Use the actual number of weeks worked. If you take six unpaid weeks, use 46.

How do overtime and shift differentials factor in?
Calculate overtime hours × overtime rate × overtime weeks; add shift premiums to the hourly rate for applicable hours.

My income fluctuates—how can I plan?
Create base, conservative, and optimistic scenarios. Use the conservative number for required expenses and the optimistic number only for optional spending.

Checklist Before You Finalize

  • Confirm pay type and period (hourly, weekly, monthly, salary).
  • Enter realistic hours/week and weeks/year.
  • Include bonuses, commissions, overtime, and stipends.
  • Separate gross and net estimates—use an appropriate tax rate.
  • Run multiple scenarios for variable income.
  • Update figures when your job or hours change.

Side-by-Side Comparisons

Offer A vs. Offer B

  • Offer A: $72,000 base salary, $4,000 bonus average ⇒ $76,000 gross annual.
  • Offer B: $34/hour, 40 hrs/week, 52 weeks ⇒ 34 × 40 × 52 = $70,720 gross annual; plus $3,000 overtime ⇒ $73,720 total.
  • Net comparison (22% withholding): Offer A ≈ 76,000 × 0.78 = $59,280; Offer B ≈ 73,720 × 0.78 = $57,502.

Interpretation: Offer A pays more net, but overtime variability and benefits may change preferences—evaluate the full package.

Seasonality and Gap Planning

  • Seasonal roles: Multiply by actual months or weeks worked each year.
  • Project cycles: Freelancers should model slow months and set aside savings.
  • Cushion target: Use conservative net estimates to build a buffer for off periods.
  • Savings automation: Set percentages of each paycheck based on your annual target.

Budgeting With Annual Figures

  • Annual → Monthly: Divide by 12 to plan rent, utilities, and subscriptions.
  • Annual → Biweekly: Divide by 26 to manage pay cycles.
  • Annual → Weekly: Divide by 52 for weekly cash flow.
  • Annual savings rate: Pick a target (e.g., 15%) and multiply by gross or net annual income to set yearly savings goals.

Edge Cases and Nuances

  • Multiple jobs: Add annual figures for each job, then estimate combined net.
  • Tip-heavy roles: Use average tips from several months; include seasonality.
  • Commission tiers: Model different tiers separately, then sum for total annual.
  • Overtime ceilings: If capped, limit overtime weeks and hours accordingly.
  • Pretax vs. post-tax perks: Know which benefits reduce taxable income and which don’t.

Putting It All Together

The Annual Income Calculator converts diverse pay structures into a single yearly total.
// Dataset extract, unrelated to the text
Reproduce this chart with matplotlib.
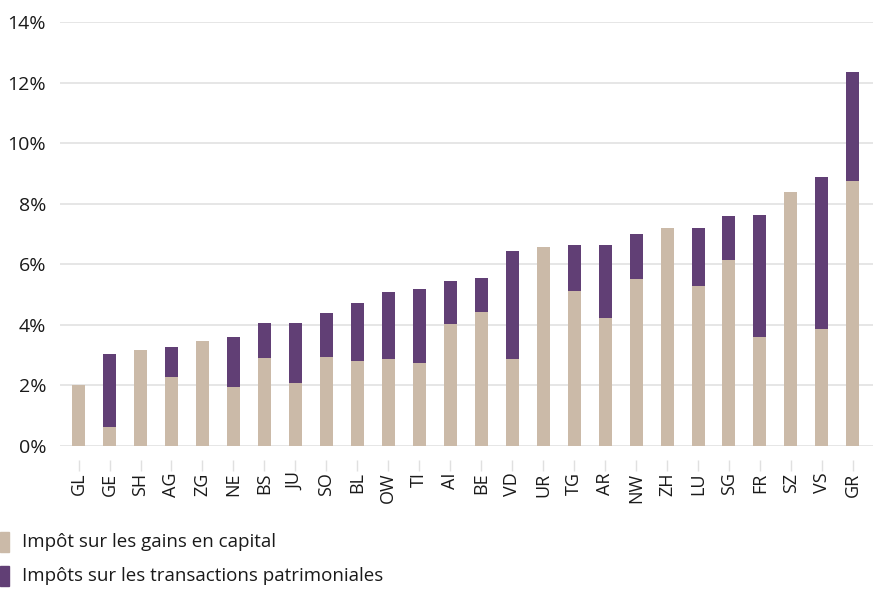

Start from your base rate, add predictable extras, adjust for working weeks, and—if helpful—estimate net with a tax rate. With a few inputs, you get a reliable annual number and period equivalents to guide budgeting, comparisons, and planning.

Best practice: Build base, conservative, and optimistic cases. Use the conservative figure for non-negotiable expenses like rent and loan payments. Apply the optimistic figure only for savings goals and discretionary spending.

Conclusion

Annual figures are the simplest, most powerful lens for understanding your finances. With the Annual Income Calculator, you can translate hourly, salary, variable, and project-based pay into a clear yearly total—gross and optionally net. Model scenarios, verify assumptions, and keep your plan grounded in numbers you can trust.